DIRECTIVE:
Look through the listing below for the line containing "Write the D3.js code for this chart.". Copy it and each line after it up to and including the line containing "var levelLabels = ['1º', '2º', '3º'];", exactly, leaving out pictures.

A block of data
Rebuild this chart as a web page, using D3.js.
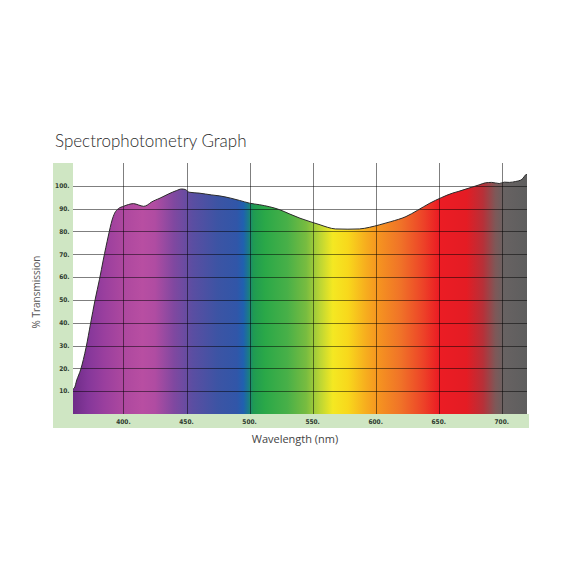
<!DOCTYPE html>
<html><head><meta charset="utf-8">
<script src="https://cdn.jsdelivr.net/npm/d3@7"></script>
<style>html,body{margin:0;padding:0;background:#fff;}</style>
</head><body>
<script>
const titleText = "Spectrophotometry Graph";
const xLabel = "Wavelength (nm)";
const yLabel = "% Transmission";
const xTicks = [400, 450, 500, 550, 600, 650, 700];
const yTicks = [10, 20, 30, 40, 50, 60, 70, 80, 90, 100];
const wavelength = [360, 361, 363, 366, 370.5, 374, 377.5, 381, 384, 388, 391, 393, 396, 400, 404, 408, 412, 416, 419, 422, 429, 436, 442, 446, 449, 452, 460, 470, 476, 485, 492, 500, 508, 516, 524, 532, 540, 548, 556, 562, 568, 578, 587, 595, 603, 612, 624, 633, 643, 652, 661, 666, 674, 682, 687, 692, 698, 702, 706, 711, 715, 717, 718.5, 720];
const transmission = [11, 11.3, 14.9, 19.3, 29.5, 39.8, 50, 59, 67.5, 78, 85, 88, 90, 91, 91.8, 92.2, 91.6, 91.0, 91.6, 92.8, 94.6, 96.5, 97.9, 98.6, 98.4, 97.2, 96.8, 96.0, 95.6, 94.6, 93.6, 92.4, 91.7, 90.8, 89.5, 87.6, 85.8, 84.3, 82.9, 81.8, 81.1, 81.0, 81.1, 81.8, 82.9, 84.3, 86.5, 89.2, 92.4, 94.8, 96.8, 97.6, 99.0, 100.4, 101.3, 101.5, 101.0, 101.6, 101.5, 101.9, 102.5, 103.4, 104.6, 105];
const spectrumNm = [360, 372, 385, 400, 415, 425, 440, 455, 475, 490, 495, 499, 503, 512, 530, 545, 556, 566, 578, 592, 602, 620, 638, 650, 672, 685, 695, 702, 720];
const spectrumColor = ["#6e2c88", "#85379a", "#9a3f9e", "#ad489f", "#b84ea2", "#b04ca2", "#8048a0", "#5a4ea2", "#3c54a4", "#3156a8", "#2060b0", "#1a7a8a", "#1f9a52", "#2aa848", "#48b048", "#78bc40", "#bcd634", "#f4e822", "#f8d81c", "#f7ae1e", "#f59420", "#f07228", "#ed4228", "#ec1c24", "#e41c24", "#b83038", "#7e5858", "#676262", "#5e5e5e"];

const W = 576, H = 576;
const svg = d3.select("body").append("svg").attr("width", W).attr("height", H)
  .style("background", "#fff");

const x = d3.scaleLinear().domain([360, 720]).range([73, 527]);
const y = d3.scaleLinear().domain([0, 110]).range([414, 163]);

// green label panel (L shape)
const green = "#cfe6c3";
svg.append("rect").attr("x", 53).attr("y", y(110)).attr("width", x(360) - 53).attr("height", 428 - y(110)).attr("fill", green);
svg.append("rect").attr("x", 53).attr("y", y(0)).attr("width", 529 - 53).attr("height", 428 - y(0)).attr("fill", green);

// gradient
const defs = svg.append("defs");
const grad = defs.append("linearGradient").attr("id", "spec").attr("gradientUnits", "userSpaceOnUse")
  .attr("x1", x(360)).attr("x2", x(720)).attr("y1", 0).attr("y2", 0);
spectrumNm.forEach((nm, i) => {
  grad.append("stop").attr("offset", (nm - 360) / 360).attr("stop-color", spectrumColor[i]);
});

const data = wavelength.map((w, i) => ({w, t: transmission[i]}));
const area = d3.area().x(d => x(d.w)).y0(y(0)).y1(d => y(d.t)).curve(d3.curveMonotoneX);
const line = d3.line().x(d => x(d.w)).y(d => y(d.t)).curve(d3.curveMonotoneX);

svg.append("path").datum(data).attr("d", area).attr("fill", "url(#spec)");

// grid
const grid = svg.append("g").attr("stroke", "rgba(0,0,0,0.5)").attr("stroke-width", 1);
xTicks.forEach(v => grid.append("line").attr("x1", Math.round(x(v)) + 0.5).attr("x2", Math.round(x(v)) + 0.5).attr("y1", y(110)).attr("y2", y(0)));
yTicks.forEach(v => grid.append("line").attr("x1", x(360)).attr("x2", x(720)).attr("y1", Math.round(y(v)) + 0.5).attr("y2", Math.round(y(v)) + 0.5));

svg.append("path").datum(data).attr("d", line).attr("fill", "none").attr("stroke", "#2a2a2a").attr("stroke-width", 1);

// tick labels
const tickFont = "'DejaVu Sans Condensed', 'DejaVu Sans', sans-serif";
svg.append("g").selectAll("text").data(yTicks).join("text")
  .attr("x", 69.5).attr("y", d => y(d)).attr("dy", "0.35em")
  .attr("text-anchor", "end").attr("font-family", tickFont).attr("font-weight", "bold")
  .attr("font-size", 6.5).attr("fill", "#2e3a2e").text(d => d + ".");
svg.append("g").selectAll("text").data(xTicks).join("text")
  .attr("x", d => x(d)).attr("y", 421.5).attr("dy", "0.35em")
  .attr("text-anchor", "middle").attr("font-family", tickFont).attr("font-weight", "bold")
  .attr("font-size", 6.5).attr("fill", "#2e3a2e").text(d => d + ".");

// title & axis labels
svg.append("text").attr("x", 55).attr("y", 147).attr("font-family", "Lato, 'Open Sans', sans-serif")
  .attr("font-weight", 300).attr("font-size", 17).attr("fill", "#2b2b2b").text(titleText);
svg.append("text").attr("x", 295).attr("y", 443).attr("text-anchor", "middle")
  .attr("font-family", "'Open Sans', sans-serif").attr("font-size", 11).attr("fill", "#444").text(xLabel);
svg.append("text").attr("transform", "translate(40,292) rotate(-90)").attr("text-anchor", "middle")
  .attr("font-family", "'Open Sans', sans-serif").attr("font-size", 10).attr("fill", "#555").text(yLabel);
</script>
</body></html>
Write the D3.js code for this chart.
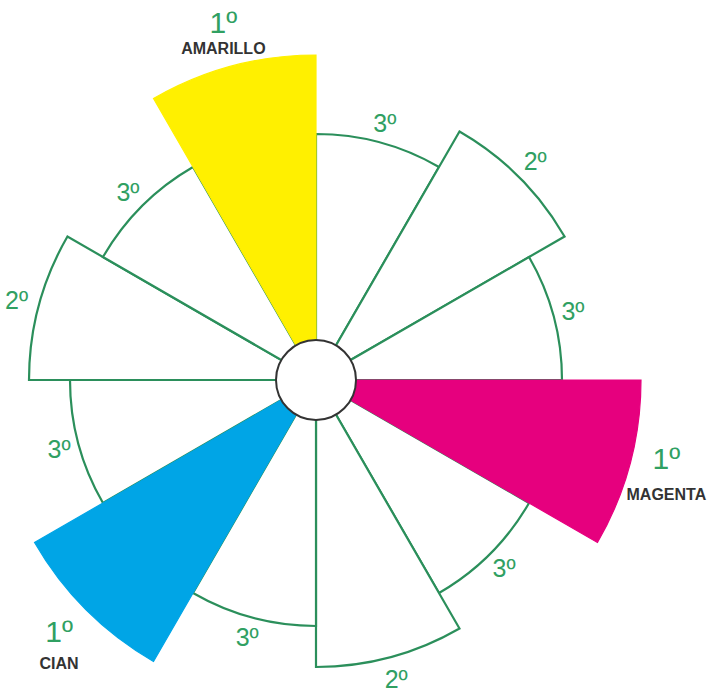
<!DOCTYPE html>
<html>
<head>
<meta charset="utf-8">
<script src="https://cdn.jsdelivr.net/npm/d3@7"></script>
<style>
  body { margin: 0; background: #fff; }
  text { font-family: "Liberation Sans", Arial, sans-serif; }
</style>
</head>
<body>
<div id="viz"></div>
<script>
'use strict';

// sectors clockwise, starting at 11 o'clock (yellow)
var levels = [1, 3, 2, 3, 1, 3, 2, 3, 1, 3, 2, 3];
var primaryNames = ['AMARILLO', 'MAGENTA', 'CIAN'];
var primaryColors = ['#fff000', '#e6007e', '#00a5e6'];
var levelLabels = ['1º', '2º', '3º'];

var width = 710, height = 693;
var cx = 316, cy = 380;
var green = '#2b8f5b', textGreen = '#30a062';

var svg = d3.select('#viz')
    .append('svg')
    .attr('width', width)
    .attr('height', height);

var g = svg.append('g').attr('transform', 'translate(' + cx + ',' + cy + ')');

var angle = d3.scaleLinear()
    .domain([0, levels.length])
    .range([-Math.PI / 6, 2 * Math.PI - Math.PI / 6]);

var radius = d3.scaleOrdinal()
    .domain([1, 2, 3])
    .range([325, 287, 246]);

var labelRadius = d3.scaleOrdinal()
    .domain([1, 2, 3])
    .range([364, 310, 266]);

var sectors = levels.map(function(l, i) {
    return { level: l, index: i, start: angle(i), end: angle(i + 1) };
});

var arc = d3.arc()
    .innerRadius(0)
    .outerRadius(function(d) { return radius(d.level); })
    .startAngle(function(d) { return d.start; })
    .endAngle(function(d) { return d.end; });

// white sectors (2º and 3º) with green outline
g.selectAll('path.sec')
    .data(sectors.filter(function(d) { return d.level != 1; }))
    .enter().append('path')
    .attr('class', 'sec')
    .attr('d', arc)
    .style('fill', 'white')
    .style('stroke', green)
    .style('stroke-width', 2.2)
    .style('stroke-linejoin', 'miter');

// primary sectors on top, stroked in own colour to hide the green edge
var prim = sectors.filter(function(d) { return d.level == 1; });
g.selectAll('path.prim')
    .data(prim)
    .enter().append('path')
    .attr('class', 'prim')
    .attr('d', arc)
    .style('fill', function(d, i) { return primaryColors[i]; })
    .style('stroke', function(d, i) { return primaryColors[i]; })
    .style('stroke-width', 1.2);

// centre circle
g.append('circle')
    .attr('r', 40)
    .style('fill', 'white')
    .style('stroke', '#333')
    .style('stroke-width', 2);

// 2º / 3º labels
g.selectAll('text.lev')
    .data(sectors.filter(function(d) { return d.level != 1; }))
    .enter().append('text')
    .attr('class', 'lev')
    .attr('transform', function(d) {
        var p = d3.pointRadial((d.start + d.end) / 2, labelRadius(d.level));
        return 'translate(' + p[0] + ',' + p[1] + ')';
    })
    .attr('text-anchor', 'middle')
    .attr('dy', '0.36em')
    .style('font-size', '25px')
    .style('fill', textGreen)
    .text(function(d) { return levelLabels[d.level - 1]; });

// primary labels
var shift = [0.5, -2.4, 0.7]; // degrees, small nudges to sit like the original
var rShift = [6, -5, -5];
var nameGap = [26, 36, 33];
var pl = g.selectAll('g.plab')
    .data(prim)
    .enter().append('g')
    .attr('class', 'plab')
    .attr('transform', function(d, i) {
        var a = (d.start + d.end) / 2 + shift[i] * Math.PI / 180;
        var p = d3.pointRadial(a, labelRadius(1) + rShift[i]);
        return 'translate(' + p[0] + ',' + p[1] + ')';
    });

pl.append('text')
    .attr('text-anchor', 'middle')
    .attr('dy', '0.36em')
    .style('font-size', '30px')
    .style('fill', textGreen)
    .text(levelLabels[0]);

pl.append('text')
    .attr('text-anchor', 'middle')
    .attr('y', function(d, i) { return nameGap[i]; })
    .attr('dy', '0.36em')
    .style('font-size', '16px')
    .style('font-weight', 'bold')
    .style('fill', '#333')
    .text(function(d, i) { return primaryNames[i]; });
</script>
</body>
</html>
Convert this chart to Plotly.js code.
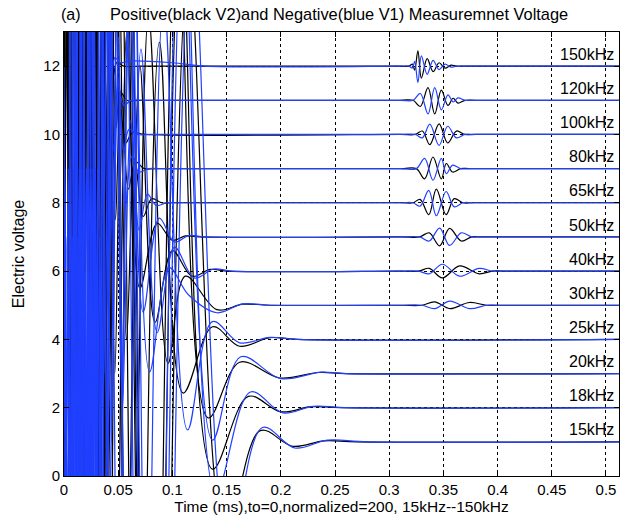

EXPECTED ANSWER:
Write the D3.js code for this chart.
<!DOCTYPE html>
<html>
<head>
<meta charset="utf-8">
<script src="https://cdn.jsdelivr.net/npm/d3@7"></script>
<style>
  body { margin: 0; background: #fff; }
  text { font-family: "Liberation Sans", Arial, sans-serif; }
</style>
</head>
<body>
<div id="viz"></div>
<script>
'use strict';

// sectors clockwise, starting at 11 o'clock (yellow)
var levels = [1, 3, 2, 3, 1, 3, 2, 3, 1, 3, 2, 3];
var primaryNames = ['AMARILLO', 'MAGENTA', 'CIAN'];
var primaryColors = ['#fff000', '#e6007e', '#00a5e6'];
var levelLabels = ['1º', '2º', '3º'];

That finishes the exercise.